Email is a cesspool of bad standards and broken clients. You need to be prepared to accept almost anything as input. You will need to be very forgiving about what kinds of input are tolerated. Anything easy for you to program will likely be difficult for your users to use correctly. Consider the old mailing list programs that require you to issue commands in the subject line. Only hardcore nerds can use those effectively. And some of those trouble-ticket CRM things you mentioned have bizarre requirements, such as forcing the user to reply between two specific text markers in the text. That sort of thing is confusing to people.
You'll need to deal with email clients that send you formatted text instead of plain text. Some email clients still don't handle HTML properly (cough GMail) so your replies will also need to be designed appropriately. There are various ways in which photos might be "uploaded" via email as well, especially when mobile phones are involved. You will need to implement various hacks and heuristics to deal with these situations.
It's also entirely possible that you will get email that is valid but unusable by the email parsing library you are using.

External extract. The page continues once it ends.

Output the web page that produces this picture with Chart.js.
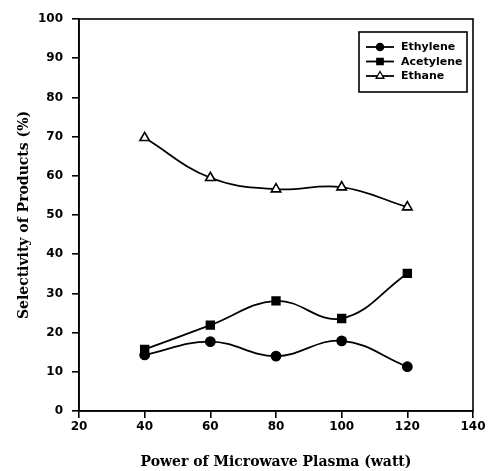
<!DOCTYPE html>
<html>
<head>
<meta charset="utf-8">
<script src="https://cdn.jsdelivr.net/npm/chart.js@4/dist/chart.umd.min.js"></script>
<style>
  html, body { margin: 0; padding: 0; background: #fff; }
  #wrap { width: 488px; height: 471px; }
</style>
</head>
<body>
<div id="wrap"><canvas id="c" width="488" height="471"></canvas></div>
<script>
// Microwave plasma power (watt)
const power = [40, 60, 80, 100, 120];
// Product selectivity (%)
const ethylene  = [14.3, 17.7, 14.0, 17.9, 11.3];
const acetylene = [15.7, 21.9, 28.1, 23.6, 35.1];
const ethane    = [69.7, 59.5, 56.6, 57.1, 52.0];
const seriesNames = ['Ethylene', 'Acetylene', 'Ethane'];
const xTicks = [20, 40, 60, 80, 100, 120, 140];
const yTicks = [0, 10, 20, 30, 40, 50, 60, 70, 80, 90, 100];

const tickFont = { family: 'DejaVu Sans', weight: 'bold', size: 12 };
const titleFont = { family: 'DejaVu Serif', weight: 'bold', size: 14 };

function pts(values) {
  return power.map((p, i) => ({ x: p, y: values[i] }));
}

function series(label, values, style, fill, radius) {
  return {
    label: label,
    data: pts(values),
    borderColor: '#000',
    borderWidth: 1.8,
    tension: 0.4,
    pointStyle: style,
    pointRadius: radius,
    pointBackgroundColor: fill,
    pointBorderColor: '#000',
    pointBorderWidth: 1.6,
    fill: false
  };
}

// Frame around the plotting region
const framePlugin = {
  id: 'frame',
  afterDraw(chart) {
    const { ctx, chartArea: a } = chart;
    ctx.save();
    ctx.strokeStyle = '#000';
    ctx.lineWidth = 1.6;
    ctx.strokeRect(a.left, a.top, a.right - a.left, a.bottom - a.top);
    ctx.restore();
  }
};

// Boxed legend in the upper right corner, showing line + marker per series
const boxLegend = {
  id: 'boxLegend',
  afterDraw(chart) {
    const { ctx, chartArea: a } = chart;
    const w = 108, h = 60;
    const x0 = a.right - 6 - w, y0 = a.top + 13;
    ctx.save();
    ctx.fillStyle = '#fff';
    ctx.fillRect(x0, y0, w, h);
    ctx.strokeStyle = '#000';
    ctx.lineWidth = 1.6;
    ctx.strokeRect(x0, y0, w, h);
    ctx.font = 'bold 11px "DejaVu Sans"';
    ctx.textBaseline = 'middle';
    ctx.textAlign = 'left';
    chart.data.datasets.forEach((ds, i) => {
      const y = y0 + 15 + i * 14.5;
      ctx.beginPath();
      ctx.strokeStyle = '#000';
      ctx.lineWidth = 1.8;
      ctx.moveTo(x0 + 7, y);
      ctx.lineTo(x0 + 35, y);
      ctx.stroke();
      ctx.fillStyle = ds.pointBackgroundColor;
      ctx.strokeStyle = '#000';
      ctx.lineWidth = 1.3;
      Chart.helpers.drawPoint(ctx, {
        pointStyle: ds.pointStyle,
        radius: ds.pointRadius - 1,
        borderWidth: 1.3,
        rotation: 0
      }, x0 + 21, y);
      ctx.fillStyle = '#000';
      ctx.fillText(ds.label, x0 + 42, y + 0.5);
    });
    ctx.restore();
  }
};

new Chart(document.getElementById('c'), {
  type: 'line',
  data: {
    datasets: [
      series(seriesNames[0], ethylene, 'circle', '#000', 4.6),
      series(seriesNames[1], acetylene, 'rect', '#000', 5.5),
      series(seriesNames[2], ethane, 'triangle', '#fff', 5.5)
    ]
  },
  options: {
    responsive: false,
    animation: false,
    layout: { padding: { top: 19, right: 15, left: 0, bottom: 0 } },
    plugins: { legend: { display: false }, tooltip: { enabled: false } },
    scales: {
      x: {
        type: 'linear',
        min: 20, max: 140,
        afterFit(s) { s.height = 60; },
        afterBuildTicks(s) { s.ticks = xTicks.map(v => ({ value: v })); },
        ticks: { font: tickFont, color: '#000', padding: 2, maxRotation: 0 },
        grid: { drawOnChartArea: false, drawTicks: true, tickLength: 7, color: '#000', lineWidth: 1.6 },
        border: { display: true, color: '#000', width: 1.6 },
        title: { display: true, text: 'Power of Microwave Plasma (watt)', font: titleFont, color: '#000', padding: { top: 0, bottom: 0 } }
      },
      y: {
        type: 'linear',
        min: 0, max: 100,
        afterFit(s) { s.width = 79; },
        afterBuildTicks(s) { s.ticks = yTicks.map(v => ({ value: v })); },
        ticks: { font: tickFont, color: '#000', padding: 9 },
        grid: { drawOnChartArea: false, drawTicks: true, tickLength: 7, color: '#000', lineWidth: 1.6 },
        border: { display: true, color: '#000', width: 1.6 },
        title: { display: true, text: 'Selectivity of Products (%)', font: titleFont, color: '#000', padding: { top: 16, bottom: 0 } }
      }
    }
  },
  plugins: [framePlugin, boxLegend]
});
</script>
</body>
</html>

Whether or not this is important enough to roll your own will be a judgement call.
Finally, others have mentioned using specific email addresses to uniquely identify a "conversation". This is probably the easiest way to do this, as the content of the mail will often not survive a round trip to a client. Be prepared, however, to get mail to old IDs from old customers who, instead of opening a new ticket somehow, reply to an old ticket. Your application will probably need some way to push emails with an old ID into a new case, either manually or automatically. For a CRM system it's very likely that a user would reply to an old email even if you already sent him a new email with a new ID in it. As for whether you should use some.email.address+some.id#yourdomain.com or just some.id#yourdomain.com, I'd go with the latter because the plus-sign confuses some email clients. Make your IDs guids or something and have some way to validate them (such as a CRC or something) and you'll get less junk. Humans should never have to type in the GUIDs, just reply to them. The downside is spam filtering: a user's computer might view such email addresses as spam, and there wouldn't be an easy way to whitelist the addresses.
Which reminds me: sending email these days is full of pitfalls. There are many anti-spam technologies which make it extremely hard for you to send email to your customers. You will need to research all of these and you need to be careful, and do some testing, to ensure that you can reach the major email providers. A website like Campaign Monitor
can help you if you are sending email.